Last season, the Old Mother Hubbard assessment of the Lions’ center position was so dire I dropped some Thomas Hobbes in the introduction. Dominic Raiola, the Lions’ only center of note, showed severe signs of regression in 2010. Here’s how I summed it up:
Dominic Raiola had his worst season in years, and possibly ever. Lions tailbacks had zero room to run inside in 2010, and Raiola dances on the edge of disaster in pass protection. His value is partly in recognizing defenses and calling protections, but these grades point to a disturbingly rapid decline in pure performance.
In the shopping list, I said the Lions "cannot afford to assume Raiola will bounce back, and be fine for years to come," and that they "need to acquire an impact starting center for 2012 and beyond."
The good news is, Raiola did indeed bounce back. Let's look at his 2011 performace, as graded by Pro Football Focus:
The top-rated center was Houston’s Chris Myers, who had an incredible season in the middle of the Texans’ line. Myers’s +29.8 was best amongst all centers, and well above the average of +1.4. Most of that was powered by Myers’ stonking +25.8 in the run game; his pass-blocking mark was a pedestrian +3.7.
The worst-graded center was Denver’s J.D. Walton. His appalling –23.4 run block grade, paired with a not-great –5.3 pass block grade, dropped him to the basement of the NFL: 35th overall at –28.9
Dominic Raiola fared much better. His –4.2 overall grade was ranked 24th of 35; just a bit below the average of +1.4. He had the 5th-worst run-block grade at –10.2, and his 6 assessed penalties dragged his score down, too.

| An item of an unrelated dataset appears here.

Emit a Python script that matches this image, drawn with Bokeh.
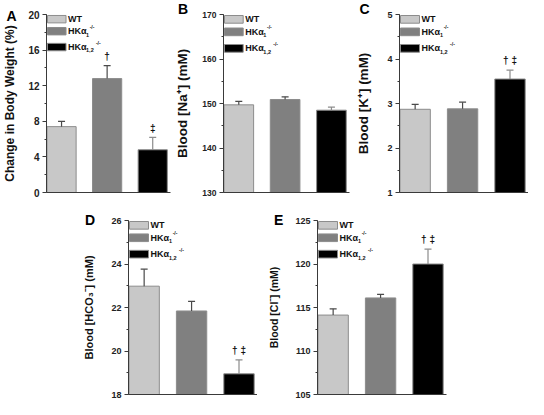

However, Raiola had a fantastic season protecting Matthew Stafford: his +6.4 mark was 4th-best in the NFL, well above the +0.7 average.
This is a huge step up from 2010. Raiola was graded out at -15.2 overall, and just as bad against the pass as he was against the run. In 2010, he was graded negatively in 9 of 17 games; in 2011 he finished in the red in just 6 of 18. The best part is, he only had one game where he was graded any lower than -1.5: Week 6 against San Francisco, where his -4.7 run block sunk the Lions' efforts to control the game.
Statistically, Raiola allowed 4 sacks and 10 pressures. Raiola allowed one of those three every 81 snaps—on average, 14th-best in the NFL and just below the average of 85.6. I suspect this is because I’m going per snap and not per pass play, but I don’t have that figure to divide by. For those wondering, Advanced NFL Stats does have -EPA and -WPA for offensive lines, but only as a group, not individually.
For another "eyeball test," there's the B/R 1000, a project where the top talent evaluators and draftniks over at Bleacher Report grade out the top 1,000 players in the NFL. Their report on Raiola perfectly dovetails with what the PFF staff saw: B/R ranks Raiola the 23rd-best center in the NFL. If you want a true scout's evaluation of where Raiola's game is at, read that.
Of course, all of this ignores the hidden benefits Lions coaches and staff are quick to bring up whenever Raiola is mentioned. Raiola is phenomenal at reading defenses and adjusting protections; he makes the entire offense more effective by calling protections and feeding Matthew Stafford information.
Beyond that, there’s his on-field and off-field leadership. There’s a reason Raiola wears a “C” on his chest. When the Lions needed someone to tell them to grow up, Raiola was there.
Unfortunately, the backup situation remains unchanged. There’s no one behind Raiola, either in the short-term or long-term picture. The Lions are in the second year of what is likely a 2-5 year championship window, and betting Raiola can keep playing at this level for the duration is a bad bet.
If they want to draft Raiola’s long-term replacement, but don’t want him to learn on the job, this year is the year.
BOTTOM LINE: Dominic Raiola turned in a typical performance in 2011: one of the best pass-blocking centers in the NFL, one of the worst run-blocking centers in the NFL, and a true leader who earns his captaincy. After eleven years in the NFL, he still rolls without a legitimate backup, and the Lions must plan for the future now.
SHOPPING LIST: The Lions must draft a talented long-term replacement for Raiola who can capably back up the center and guard positions.